And we're scrunched together.
I said, you can't scrunch it together.
I said, you ruined my chops.
I'll never be able to go back to radio again.
He said, oh, you think it about going back to radio?
And that's when I sat down and went, you know, radio kind of sucked.
It's not for me anyway.
I mean, I was the wrong guy for radio, right?
So I was kind of going, yeah, what am I preserving those chops for?
And that's when you started to realize, okay,
we got some tools in this podcasting
that you can't do in live radio, right?
Right.
So it was all up as it is for all of us, right?
A growth process learning what you can do,
what the tools are.
And in 2005, we don't exactly have, you can't go like research, what other people are
doing.
So we're, you know, you find out later that other people were learning these same lessons,
we were all learning them sort of at the same time independently.
Um, but yeah, to that, you know, it's the funny thing is, is if you go listen to the
shows in 2005, they sound so horrible now.
And yet at the time, you grade all this stuff on a curve,
right? I mean, it's only as good as what the technological expectations at the time were.
But God, you know, I sell those old shows. And it seems like it shouldn't sell those old shows now,
right? But I mean, but for me, though, like I first heard hardcore history for the first time in
2007. Like I've been that's early times.
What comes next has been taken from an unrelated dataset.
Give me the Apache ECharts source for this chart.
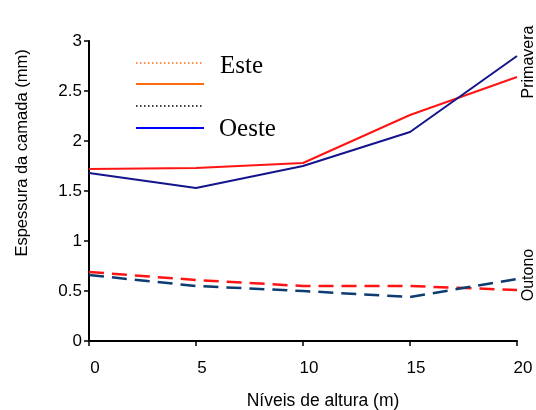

Yeah, I've been hardcore history for the first time in 2007.
Like I've been-
And that's early times.
Yeah, I've been listening to that.
You've been doing podcasting for 18 years
and your family's still alive.
That's incredible.
That is amazing.
But when I listen to him back then,
I also come from Terrestrial Radio, from FM Radio,
and I was working as a janitor at the time
as many FM Radio guys were doing in 2007.
I was gonna say, it sounds like a natural code.
Perfect.
But, you know, I, but I, you know, found your, you know,
your podcast and started listening to it just constantly.
And, you know, it really did for me.
It, it changed the way that I thought like what was possible,
of what, what you could do with this podcast medium.
But in those early days,
like your first episode is 16 minutes long.
Yeah, I'm just sounding, huh?
Yeah, it's 16 minutes long.
But then now, your series on World War I
was what, 22 hours, something like that.
Well, it's funny you say that though,
because this is something I think we also all
sort of independently discovered. When we did the political show,
the current event show that we started out for that was simply a repurposed radio show,
right? Yeah.
Something that we did on radio. But when we decided to do a history show, that was something
we designed specifically for podcasting. And I remember thinking it was like this giant
whiteboard we had to work with. There are no time limits, there are no mandatory breaks, there's no skeleton at all.
You can do anything you want.
And I was intoxicated by the creative space we had to work with because as you know in radio,
you have little creative windows that you can operate within plus management will also
constrain those spaces even farther.
The first time we designed a podcast as a podcast, it was an exhilarating experience.
And that's what I knew I was never going back to radio.
Once I was able to sit there and go, why would you ever give this up?
Right?
Especially when you've done radio, any sort of romance or any of the, any of the cash
share involved.
It's not what I did television as a news reporter.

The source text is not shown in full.